Unlike a game of make-believe, AoD gives structure to the stories, a way of determining the consequences of the wariors’ action. Players roll dice to resolve whether their attacks hit or miss or whether their wariors can scale a cliff, roll away from the strike of a magical lightning bolt, or pull off some other dangerous task. Anything is possible, but the dice make some outcomes more probable than others.

 

In the Age of Dawn game, each player creates a Warior (also called a character) and teams up with other Wariors (played by friends). Working together, the group might explore a dark dungeon, a ruined city, a haunted castle, a lost temple deep in a jungle, or a lava-filled cavern beneath a mysterious mountain. The adventurers can solve puzzles, talk with other characters, battle fantastic monsters, and discover fabulous magic items and other treasure.

 

One player, however, takes on the role of the Dungeon Master (DM), the game’s lead storyteller and referee. The DM creates adventures for the characters, who navigate its hazards and decide which paths to explore. The DM might describe the entrance to Castle Ravenloft, and the players decide what they want their adventurers to do.
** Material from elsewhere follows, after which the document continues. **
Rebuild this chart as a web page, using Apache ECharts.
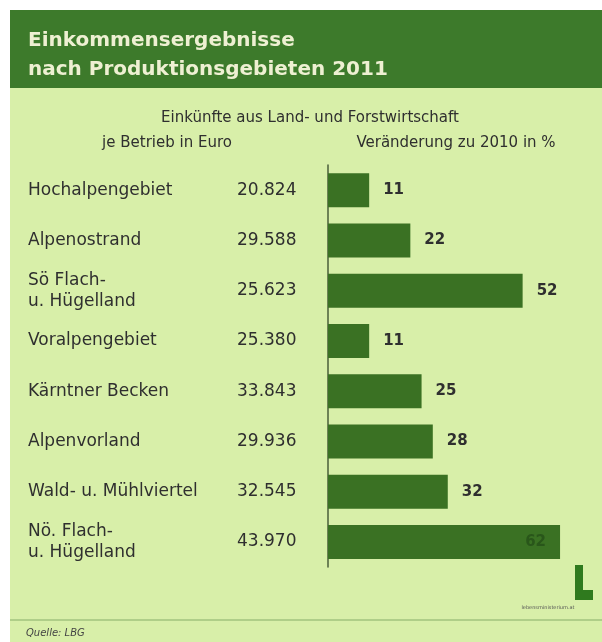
<!DOCTYPE html>
<html>
<head>
<meta charset="utf-8">
<script src="https://cdn.jsdelivr.net/npm/echarts@6/dist/echarts.min.js"></script>
<style>
html,body{margin:0;padding:0;background:#ffffff;}
#chart{width:602px;height:642px;}
</style>
</head>
<body>
<div id="chart"></div>
<script>
const regions = [
  'Hochalpengebiet',
  'Alpenostrand',
  'Sö Flach-\nu. Hügelland',
  'Voralpengebiet',
  'Kärntner Becken',
  'Alpenvorland',
  'Wald- u. Mühlviertel',
  'Nö. Flach-\nu. Hügelland'
];
const incomeLabels = ['20.824', '29.588', '25.623', '25.380', '33.843', '29.936', '32.545', '43.970'];
const changePct = [11, 22, 52, 11, 25, 28, 32, 62];

const titleLines = ['Einkommensergebnisse', 'nach Produktionsgebieten 2011'];
const headTop = 'Einkünfte aus Land- und Forstwirtschaft';
const headLeft = 'je Betrieb in Euro';
const headRight = 'Veränderung zu 2010 in %';
const sourceText = 'Quelle: LBG';
const logoText = 'lebensministerium.at';

const FONT = 'DejaVu Sans';
const TXT = '#2f2f2f';
const BAR = '#3a7123';

const chart = echarts.init(document.getElementById('chart'), null, {renderer: 'canvas'});

const barData = changePct.map((v, i) => {
  if (i === changePct.length - 1) {
    return {value: v, label: {position: 'insideRight', distance: 14, color: '#29561a'}};
  }
  return v;
});

chart.setOption({
  animation: false,
  backgroundColor: '#ffffff',
  graphic: [
    {type: 'rect', z: -10, shape: {x: 10, y: 88, width: 592, height: 554}, style: {fill: '#d8efa9'}},
    {type: 'rect', z: -9, shape: {x: 10, y: 10, width: 592, height: 78}, style: {fill: '#3d7a2b'}},
    {type: 'text', left: 28, top: 31, style: {text: titleLines[0], font: 'bold 20px "DejaVu Sans"', fill: '#eef0d2'}},
    {type: 'text', left: 28, top: 60, style: {text: titleLines[1], font: 'bold 20px "DejaVu Sans"', fill: '#eef0d2'}},
    {type: 'text', x: 310, y: 118, style: {text: headTop, font: '15px "DejaVu Sans"', fill: TXT, align: 'center', verticalAlign: 'middle'}},
    {type: 'text', x: 167, y: 143, style: {text: headLeft, font: '15px "DejaVu Sans"', fill: TXT, align: 'center', verticalAlign: 'middle'}},
    {type: 'text', x: 456, y: 143, style: {text: headRight, font: '15px "DejaVu Sans"', fill: TXT, align: 'center', verticalAlign: 'middle'}},
    {type: 'rect', shape: {x: 575, y: 565, width: 8, height: 35}, style: {fill: '#2f7a1e'}},
    {type: 'rect', shape: {x: 575, y: 590, width: 18, height: 10}, style: {fill: '#2f7a1e'}},
    {type: 'text', x: 548, y: 608, style: {text: logoText, font: '5px "DejaVu Sans"', fill: '#555', align: 'center', verticalAlign: 'middle'}},
    {type: 'line', shape: {x1: 10, y1: 620, x2: 602, y2: 620}, style: {stroke: '#86ad68', lineWidth: 1}},
    {type: 'text', x: 26, y: 633, style: {text: sourceText, font: 'italic 10px "DejaVu Sans"', fill: '#444', verticalAlign: 'middle'}}
  ],
  grid: {left: 328, top: 165, width: 262, height: 402, containLabel: false},
  xAxis: {type: 'value', min: 0, max: 70, show: false},
  yAxis: [
    {
      type: 'category', data: regions, inverse: true,
      axisLine: {show: true, lineStyle: {color: '#4a5e3a', width: 1.5}},
      axisTick: {show: false},
      splitLine: {show: false},
      axisLabel: {align: 'left', margin: 300, fontSize: 17, fontFamily: FONT, color: TXT, lineHeight: 21}
    },
    {
      type: 'category', data: incomeLabels, inverse: true, position: 'left', offset: 0,
      axisLine: {show: false}, axisTick: {show: false}, splitLine: {show: false},
      axisLabel: {align: 'left', margin: 91, fontSize: 17, fontFamily: FONT, color: TXT}
    }
  ],
  series: [{
    type: 'bar',
    yAxisIndex: 0,
    data: barData,
    barWidth: 34,
    itemStyle: {color: BAR},
    label: {show: true, position: 'right', distance: 14, fontSize: 15, fontWeight: 'bold', fontFamily: FONT, color: TXT}
  }]
});
</script>
</body>
</html>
Will they walk across the dangerously weathered drawbridge? Tie themselves together with rope to minimize the chance that someone will fall if the drawbridge gives way? Or cast a spell to carry them over the chasm? Then the DM determines the results of the adventurers’ actions and narrates what they experience. Because the DM can improvise to react to anything the players attempt, D&D is infinitely flexible, and each adventure can be exciting and unexpected.

 

The game has no real end; when one story or quest wraps up, another one can begin, creating an ongoing story called a campaign. Many people who play the game keep their campaigns going for months or years, meeting with their friends every week or so to pick up the story where they left off. The adventurers grow in might as the campaign continues. Each monster defeated, each adventure completed, and each treasure recovered not only adds to the continuing story, but also earns the adventurers new capabilities. This increase in power is reflected by an adventurer’s level.

 

There’s no winning and losing in the Dungeons & Dragons game—at least, not the way those terms are usually understood. Together, the DM and the players create an exciting story of bold adventurers who confront deadly perils. Sometimes an adventurer might come to a grisly end, torn apart by ferocious monsters or done in by a nefarious villain. Even so, the other adventurers can search for powerful magic to revive their fallen comrade, or the player might choose to create a new character to carry on. The group might fail to complete an adventure successfully, but if everyone had a good time and created a memorable story, they all win.